Я не ответил и ушел, а он еще раз крикнул мне в спину, что никогда меня не простит. Он остался сидеть, мрачно разглядывая свои роскошные кушанья, — горбатый, будто все еще наплечники носит.
Велосипед я домой отослал, а другого транспорта не люблю, пришлось пешком тащиться километров двенадцать. Был вечер, час пик, машины ревели как сумасшедшие, и люди толкали меня боками. Город меняется, и нет больше в нем площадей, по которым можно гулять. Я пришел, когда уже стемнело совсем и Марта уже вернулась. Я ничего ей не сказал про дю-А. Да и не о чем говорить. Она считает, что я слишком часто прошлое вспоминаю, у нее откуда-то другие появились воспоминания. У меня с ней не все хорошо, и с сыном у меня нелады, и я не уверен, что он до этого стекла доберется. Скажет — скучища.

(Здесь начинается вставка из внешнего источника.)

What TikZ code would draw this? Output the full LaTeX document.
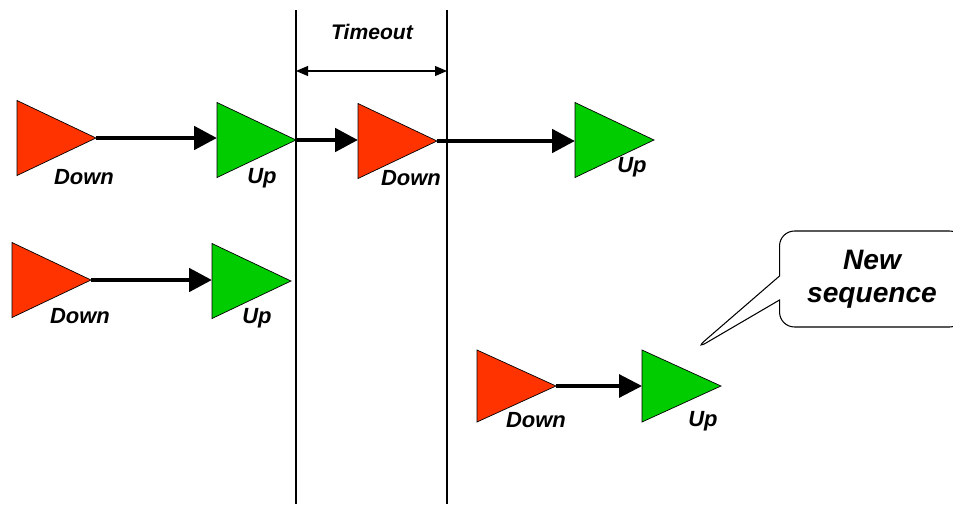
\documentclass[tikz,border=0pt]{standalone}
\usepackage{fontspec}
\setmainfont{Liberation Sans}
\usetikzlibrary{arrows.meta, positioning, shapes.geometric, shapes.callouts}
\definecolor{downred}{RGB}{255,51,0}
\definecolor{upgreen}{RGB}{0,204,0}
\tikzset{
  flank/.style={
	isosceles triangle, isosceles triangle stretches, % keeps the size fixed
	shape border rotate=0, anchor=lower side, % points to the right
	minimum width=1.5cm, minimum height=1.58cm,
	inner sep=0pt, outer sep=0pt, draw=black, line width=0.4pt,
  },
  down/.style={flank, fill=downred},
  up/.style={flank, fill=upgreen},
  tag/.style={font=\bfseries\itshape\fontsize{12.5}{14}\selectfont, inner sep=0pt},
  step arrow/.style={-{Triangle[length=0.46cm,width=0.46cm]}, line width=2.8pt}, % bold transition
}

\begin{document}
\begin{tikzpicture}[x=0.02cm, y=-0.02cm]
\useasboundingbox (0,0) rectangle (953,504);
% timeout window
\draw[line width=0.6pt] (296,10) coordinate (wl) -- (296,504);
\draw[line width=0.6pt] (447,10) coordinate (wr) -- (447,504);
\coordinate (tl) at (296,71);
\coordinate (tr) at (447,71);
\draw[{Triangle[length=0.24cm,width=0.2cm]}-{Triangle[length=0.24cm,width=0.2cm]}, line width=0.6pt] (tl) -- (tr);
\node[tag, font=\bfseries\itshape\fontsize{12}{14}\selectfont] (timeout) at (372,32) {Timeout};
% first row
\node[down] (d1) at (17,138) {};
\node[up]   (u1) at (217,140) {};
\node[down] (d2) at (358,141) {};
\node[up]   (u2) at (575,140) {};
\node[tag] (ld1) at (84,177) {Down};
\node[tag] (lu1) at (262,178) {Up};
\node[tag] (ld2) at (411,178) {Down};
\node[tag] (lu2) at (632,167) {Up};
\draw[step arrow] (d1.apex) -- (d1.apex -| u1.lower side);
\draw[step arrow] (u1.apex) -- (u1.apex -| d2.lower side);
\draw[step arrow] (d2.apex) -- (d2.apex -| u2.lower side);
% second row
\node[down] (d3) at (12,280) {};
\node[up]   (u3) at (212,281) {};
\node[tag] (ld3) at (80,316) {Down};
\node[tag] (lu3) at (257,318) {Up};
\draw[step arrow] (d3.apex) -- (d3.apex -| u3.lower side);
% third row
\node[down, minimum width=1.44cm] (d4) at (477,386) {};
\node[up, minimum width=1.44cm]   (u4) at (642,386) {};
\node[tag] (ld4) at (536,420) {Down};
\node[tag] (lu4) at (703,421) {Up};
\draw[step arrow, line width=1.8pt] (d4.apex) -- (u4.lower side);
% callout
\coordinate (tip) at (694,350);
\node[rectangle callout, callout absolute pointer={(tip)}, callout pointer width=0.48cm,
	rounded corners=0.3cm, draw=black, line width=0.6pt, fill=white,
	minimum width=3.7cm, minimum height=1.92cm, align=center,
	font=\bfseries\itshape\fontsize{16}{19}\selectfont] (newseq) at (872,279) {New\\sequence};
\end{tikzpicture}
\end{document}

А мне все равно. Я уже и привыкать начинаю. В жизни городского бездельника есть свои радости: можно сколько угодно заниматься тем, что никому не нужно, а значит, и отчитываться за сделанное не перед кем. Придумываю себе разные бессмысленные дела, когда за стеклами не гоняюсь: например, езжу в больницу к Беппии, он тут недалеко, километров сто. Сижу с ним, разговариваю, он совсем не помнит меня, он говорит, что я его дядя (был такой бродяга, Каспар его ребенком пару раз видел и очень им восхищался). Он долго будет жить, Беппия, мы все от старости перемрем, а он еще тянуть будет. А почему бы ему не тянуть? Уход хороший, ум лишний не отягощает, сидит на солнышке, деревянных мальчиков ножом вырезает, а потом их мучит.